The Boston Bruins need a physical, snarly, left shot to pair with Charlie McAvoy and ease the game for their do-it-all defenseman. They could also use a physical, snarly forward to inject some intimidation into the forecheck and distract if not discourage opponents’ puck retrievals.

The premise guiding any sense of confidence that such acquisitions can be made is based on a team out of the playoff race and probably in the Western Conference, presumably looking to get younger and willing to move established talent, especially if said target is nearing the end of his contract.

Minnesota defenseman Jake Middleton, 28, would make an excellent complement to McAvoy.

Middleton has one more year remaining after this one on a modest contract that earns him $2.45 million per season, then he’ll hit the open market after the 2024-25 season. Acquiring Middleton to skate in the top four opposite McAvoy would require serious compensation, as in Minnesota GM Bill Guerin needs a goalie.

By the way, where is Parker Wotherspoon’s ceiling? Chosen 112th overall by the N.Y. Islanders in the 2015 draft, Wotherspoon was the victim of a numbers game and at age 25 escaped AHL purgatory by signing a one-year, $775,000 deal with Boston. On July 1, he will be a restricted free agent with arbitration rights. According to CapFriendly.com, he is with Boston on emergency loan.

The 6-foot-1, 190-pound left shot has shown he can play either side of the ice. He skated nearly 19 minutes in St. Louis and is averaging over 17 minutes. Wotherspoon more than mitigates the loss of Connor Clifton and continues to show upside so that, when Brandon Carlo returns, he may get some reps with McAvoy just to see what it looks like.

In the meantime, Derek Forbort is on LTIR with a lower-body injury that goes back to last season. His predecessor in the lanky, left-shot, penalty-killing role, Jarred Tinordi, is carrying a $1.2 million cap hit in his final year with Chicago. Another name to think about: Jan Rutta, the former Tampa Bay defenseman (now with San Jose) who has one more year remaining at $2.75M.

I await an email from Las Vegas bookmakers on which superstar will be first to sustain a season-changing injury because his team is skating him too many minutes.

Players who refused to take less money against the NHL’s flat cap are finding that their employers are looking to mitigate their resultant lack of roster depth by requiring their salaried superstars work longer nights.
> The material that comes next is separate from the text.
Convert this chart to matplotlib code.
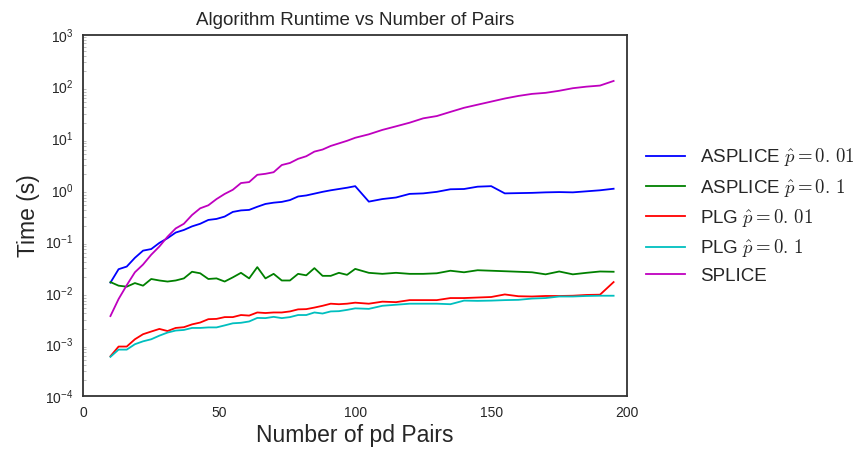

Nathan MacKinnon is a joy to watch play hockey, but will his 23:01 ATOI catch up with him? What about the 27 minutes David Pastrnak played in Arizona? Is that a factor in his sloppy puck handling of late?

Congratulations are in order to Jeremy Swayman and Jim Montgomery for being named to NHL All-Star Weekend Feb. 1-3 in Toronto.

Would you package Matt Poitras with DeBrusk in order to pry away Elias Lindholm from Calgary? You’ve got to give to get.

Finally, if that was interference on Hampus Lindholm, then I’m a 22-year-old Olympic swimmer.